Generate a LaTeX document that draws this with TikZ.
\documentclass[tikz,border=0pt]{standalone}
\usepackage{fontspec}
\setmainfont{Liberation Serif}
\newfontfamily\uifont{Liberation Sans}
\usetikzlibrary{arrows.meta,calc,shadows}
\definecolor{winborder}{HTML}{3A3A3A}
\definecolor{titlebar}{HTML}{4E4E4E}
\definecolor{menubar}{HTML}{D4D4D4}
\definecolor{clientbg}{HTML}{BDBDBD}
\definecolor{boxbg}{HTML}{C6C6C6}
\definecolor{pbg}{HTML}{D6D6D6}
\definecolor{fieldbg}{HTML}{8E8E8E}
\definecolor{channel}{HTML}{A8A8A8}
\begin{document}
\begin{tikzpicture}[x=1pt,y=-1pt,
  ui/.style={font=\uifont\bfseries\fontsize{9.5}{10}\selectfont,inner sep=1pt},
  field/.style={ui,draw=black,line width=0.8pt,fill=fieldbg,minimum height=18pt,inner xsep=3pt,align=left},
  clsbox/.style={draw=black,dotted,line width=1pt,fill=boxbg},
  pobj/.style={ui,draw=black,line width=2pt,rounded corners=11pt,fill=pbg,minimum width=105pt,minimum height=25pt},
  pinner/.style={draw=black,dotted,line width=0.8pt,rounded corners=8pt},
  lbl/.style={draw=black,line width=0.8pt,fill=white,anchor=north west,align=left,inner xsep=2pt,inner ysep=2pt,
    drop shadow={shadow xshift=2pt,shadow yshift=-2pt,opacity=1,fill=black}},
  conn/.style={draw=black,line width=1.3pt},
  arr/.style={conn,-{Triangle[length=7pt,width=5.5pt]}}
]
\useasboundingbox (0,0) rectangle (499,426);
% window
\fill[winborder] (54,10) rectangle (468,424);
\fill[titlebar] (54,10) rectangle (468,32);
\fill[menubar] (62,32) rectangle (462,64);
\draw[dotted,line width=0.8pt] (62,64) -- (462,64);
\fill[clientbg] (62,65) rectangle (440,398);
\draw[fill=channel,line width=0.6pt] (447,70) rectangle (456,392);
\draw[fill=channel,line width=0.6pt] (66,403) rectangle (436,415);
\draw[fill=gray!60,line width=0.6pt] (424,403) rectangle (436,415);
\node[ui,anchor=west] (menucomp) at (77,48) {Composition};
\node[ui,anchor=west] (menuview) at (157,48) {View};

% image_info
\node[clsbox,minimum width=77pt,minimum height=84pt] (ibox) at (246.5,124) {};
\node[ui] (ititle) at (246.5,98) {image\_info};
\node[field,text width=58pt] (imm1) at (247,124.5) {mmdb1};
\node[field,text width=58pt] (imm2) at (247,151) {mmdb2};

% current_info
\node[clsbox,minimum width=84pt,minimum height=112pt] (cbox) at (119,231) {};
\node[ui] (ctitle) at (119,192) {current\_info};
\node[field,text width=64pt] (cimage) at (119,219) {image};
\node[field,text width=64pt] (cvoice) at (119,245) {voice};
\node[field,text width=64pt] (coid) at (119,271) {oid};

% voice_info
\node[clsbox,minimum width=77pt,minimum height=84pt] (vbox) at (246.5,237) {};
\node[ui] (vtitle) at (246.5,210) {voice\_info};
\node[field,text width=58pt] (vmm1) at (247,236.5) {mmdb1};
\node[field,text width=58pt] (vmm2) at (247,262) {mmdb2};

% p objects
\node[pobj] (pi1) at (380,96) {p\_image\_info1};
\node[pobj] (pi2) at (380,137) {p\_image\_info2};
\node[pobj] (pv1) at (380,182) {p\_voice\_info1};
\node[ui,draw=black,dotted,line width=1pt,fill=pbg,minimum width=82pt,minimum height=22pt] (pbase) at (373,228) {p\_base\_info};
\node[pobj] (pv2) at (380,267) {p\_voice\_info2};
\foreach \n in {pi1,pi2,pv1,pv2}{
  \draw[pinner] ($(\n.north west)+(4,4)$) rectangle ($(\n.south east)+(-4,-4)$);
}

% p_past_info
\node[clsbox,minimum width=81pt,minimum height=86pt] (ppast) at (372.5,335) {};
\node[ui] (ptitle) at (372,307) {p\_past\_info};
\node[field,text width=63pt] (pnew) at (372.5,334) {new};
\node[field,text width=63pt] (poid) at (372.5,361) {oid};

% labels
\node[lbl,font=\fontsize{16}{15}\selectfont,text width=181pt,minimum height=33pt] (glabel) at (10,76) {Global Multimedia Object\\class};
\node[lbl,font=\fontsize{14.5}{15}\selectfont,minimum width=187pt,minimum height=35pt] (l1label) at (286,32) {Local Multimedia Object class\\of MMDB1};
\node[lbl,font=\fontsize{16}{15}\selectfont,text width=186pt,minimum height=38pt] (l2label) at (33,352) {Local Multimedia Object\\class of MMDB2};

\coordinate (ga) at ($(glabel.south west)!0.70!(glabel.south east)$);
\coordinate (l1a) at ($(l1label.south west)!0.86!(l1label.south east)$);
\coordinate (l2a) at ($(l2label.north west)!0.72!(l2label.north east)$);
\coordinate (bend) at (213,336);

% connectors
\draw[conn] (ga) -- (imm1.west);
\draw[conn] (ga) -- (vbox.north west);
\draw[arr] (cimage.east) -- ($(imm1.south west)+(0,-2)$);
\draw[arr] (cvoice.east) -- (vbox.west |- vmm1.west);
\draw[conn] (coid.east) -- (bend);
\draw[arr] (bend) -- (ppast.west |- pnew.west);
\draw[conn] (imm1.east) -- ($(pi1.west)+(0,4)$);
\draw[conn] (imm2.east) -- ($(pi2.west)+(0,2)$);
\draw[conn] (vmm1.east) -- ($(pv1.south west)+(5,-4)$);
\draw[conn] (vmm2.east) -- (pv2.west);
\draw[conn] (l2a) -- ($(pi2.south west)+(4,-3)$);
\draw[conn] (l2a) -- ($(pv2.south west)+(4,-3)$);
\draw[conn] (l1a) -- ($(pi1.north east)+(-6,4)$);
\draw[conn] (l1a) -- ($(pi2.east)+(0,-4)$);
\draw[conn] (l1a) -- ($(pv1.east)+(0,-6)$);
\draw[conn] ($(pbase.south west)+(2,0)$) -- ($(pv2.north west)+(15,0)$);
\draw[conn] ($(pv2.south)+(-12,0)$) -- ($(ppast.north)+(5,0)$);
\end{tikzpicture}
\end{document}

****************

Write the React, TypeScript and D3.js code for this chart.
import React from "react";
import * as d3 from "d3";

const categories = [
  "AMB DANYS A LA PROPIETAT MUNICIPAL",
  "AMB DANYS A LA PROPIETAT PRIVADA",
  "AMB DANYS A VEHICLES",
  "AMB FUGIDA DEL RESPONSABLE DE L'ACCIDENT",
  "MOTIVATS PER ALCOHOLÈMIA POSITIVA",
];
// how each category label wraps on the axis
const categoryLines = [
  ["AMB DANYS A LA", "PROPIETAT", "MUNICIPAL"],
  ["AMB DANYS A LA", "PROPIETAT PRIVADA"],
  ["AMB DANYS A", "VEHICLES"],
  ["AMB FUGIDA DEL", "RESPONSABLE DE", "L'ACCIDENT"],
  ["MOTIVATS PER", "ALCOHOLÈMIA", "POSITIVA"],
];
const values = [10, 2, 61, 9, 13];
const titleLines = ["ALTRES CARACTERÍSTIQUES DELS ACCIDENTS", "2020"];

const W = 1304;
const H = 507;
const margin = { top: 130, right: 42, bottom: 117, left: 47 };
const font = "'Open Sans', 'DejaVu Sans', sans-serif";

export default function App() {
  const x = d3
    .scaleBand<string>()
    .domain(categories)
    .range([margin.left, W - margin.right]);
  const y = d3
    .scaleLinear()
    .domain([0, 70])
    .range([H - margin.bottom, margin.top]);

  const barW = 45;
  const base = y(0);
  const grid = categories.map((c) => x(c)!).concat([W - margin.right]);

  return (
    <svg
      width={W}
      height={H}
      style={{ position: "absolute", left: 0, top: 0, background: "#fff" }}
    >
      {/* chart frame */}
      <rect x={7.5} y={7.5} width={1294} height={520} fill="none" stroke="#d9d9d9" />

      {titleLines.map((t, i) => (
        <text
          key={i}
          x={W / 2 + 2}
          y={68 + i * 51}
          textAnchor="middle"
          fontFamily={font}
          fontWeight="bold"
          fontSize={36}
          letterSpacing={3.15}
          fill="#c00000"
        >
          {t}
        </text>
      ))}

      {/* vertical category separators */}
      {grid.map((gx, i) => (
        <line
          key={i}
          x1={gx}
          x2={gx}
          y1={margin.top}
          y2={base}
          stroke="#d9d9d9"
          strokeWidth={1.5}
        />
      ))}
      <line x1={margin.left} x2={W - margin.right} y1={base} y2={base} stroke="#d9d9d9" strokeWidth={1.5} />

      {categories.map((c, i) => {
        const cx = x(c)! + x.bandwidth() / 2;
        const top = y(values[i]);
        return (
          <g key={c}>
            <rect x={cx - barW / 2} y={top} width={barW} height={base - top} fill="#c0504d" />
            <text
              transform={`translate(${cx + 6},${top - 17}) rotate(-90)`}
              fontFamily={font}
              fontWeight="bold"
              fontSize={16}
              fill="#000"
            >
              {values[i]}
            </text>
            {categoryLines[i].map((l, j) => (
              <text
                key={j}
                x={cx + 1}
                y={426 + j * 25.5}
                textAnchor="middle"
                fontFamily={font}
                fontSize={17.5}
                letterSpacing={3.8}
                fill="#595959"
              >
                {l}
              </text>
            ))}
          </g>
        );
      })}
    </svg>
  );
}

****************

(STATED GOAL): Begin with the line containing "Generate a LaTeX", end with the line containing "width=58pt] (imm2) at", and repeat every line in that stretch exactly.

(ANSWER FOR THIS EXERCISE):
Generate a LaTeX document that draws this with TikZ.
\documentclass[tikz,border=0pt]{standalone}
\usepackage{fontspec}
\setmainfont{Liberation Serif}
\newfontfamily\uifont{Liberation Sans}
\usetikzlibrary{arrows.meta,calc,shadows}
\definecolor{winborder}{HTML}{3A3A3A}
\definecolor{titlebar}{HTML}{4E4E4E}
\definecolor{menubar}{HTML}{D4D4D4}
\definecolor{clientbg}{HTML}{BDBDBD}
\definecolor{boxbg}{HTML}{C6C6C6}
\definecolor{pbg}{HTML}{D6D6D6}
\definecolor{fieldbg}{HTML}{8E8E8E}
\definecolor{channel}{HTML}{A8A8A8}
\begin{document}
\begin{tikzpicture}[x=1pt,y=-1pt,
  ui/.style={font=\uifont\bfseries\fontsize{9.5}{10}\selectfont,inner sep=1pt},
  field/.style={ui,draw=black,line width=0.8pt,fill=fieldbg,minimum height=18pt,inner xsep=3pt,align=left},
  clsbox/.style={draw=black,dotted,line width=1pt,fill=boxbg},
  pobj/.style={ui,draw=black,line width=2pt,rounded corners=11pt,fill=pbg,minimum width=105pt,minimum height=25pt},
  pinner/.style={draw=black,dotted,line width=0.8pt,rounded corners=8pt},
  lbl/.style={draw=black,line width=0.8pt,fill=white,anchor=north west,align=left,inner xsep=2pt,inner ysep=2pt,
    drop shadow={shadow xshift=2pt,shadow yshift=-2pt,opacity=1,fill=black}},
  conn/.style={draw=black,line width=1.3pt},
  arr/.style={conn,-{Triangle[length=7pt,width=5.5pt]}}
]
\useasboundingbox (0,0) rectangle (499,426);
% window
\fill[winborder] (54,10) rectangle (468,424);
\fill[titlebar] (54,10) rectangle (468,32);
\fill[menubar] (62,32) rectangle (462,64);
\draw[dotted,line width=0.8pt] (62,64) -- (462,64);
\fill[clientbg] (62,65) rectangle (440,398);
\draw[fill=channel,line width=0.6pt] (447,70) rectangle (456,392);
\draw[fill=channel,line width=0.6pt] (66,403) rectangle (436,415);
\draw[fill=gray!60,line width=0.6pt] (424,403) rectangle (436,415);
\node[ui,anchor=west] (menucomp) at (77,48) {Composition};
\node[ui,anchor=west] (menuview) at (157,48) {View};

% image_info
\node[clsbox,minimum width=77pt,minimum height=84pt] (ibox) at (246.5,124) {};
\node[ui] (ititle) at (246.5,98) {image\_info};
\node[field,text width=58pt] (imm1) at (247,124.5) {mmdb1};
\node[field,text width=58pt] (imm2) at (247,151) {mmdb2};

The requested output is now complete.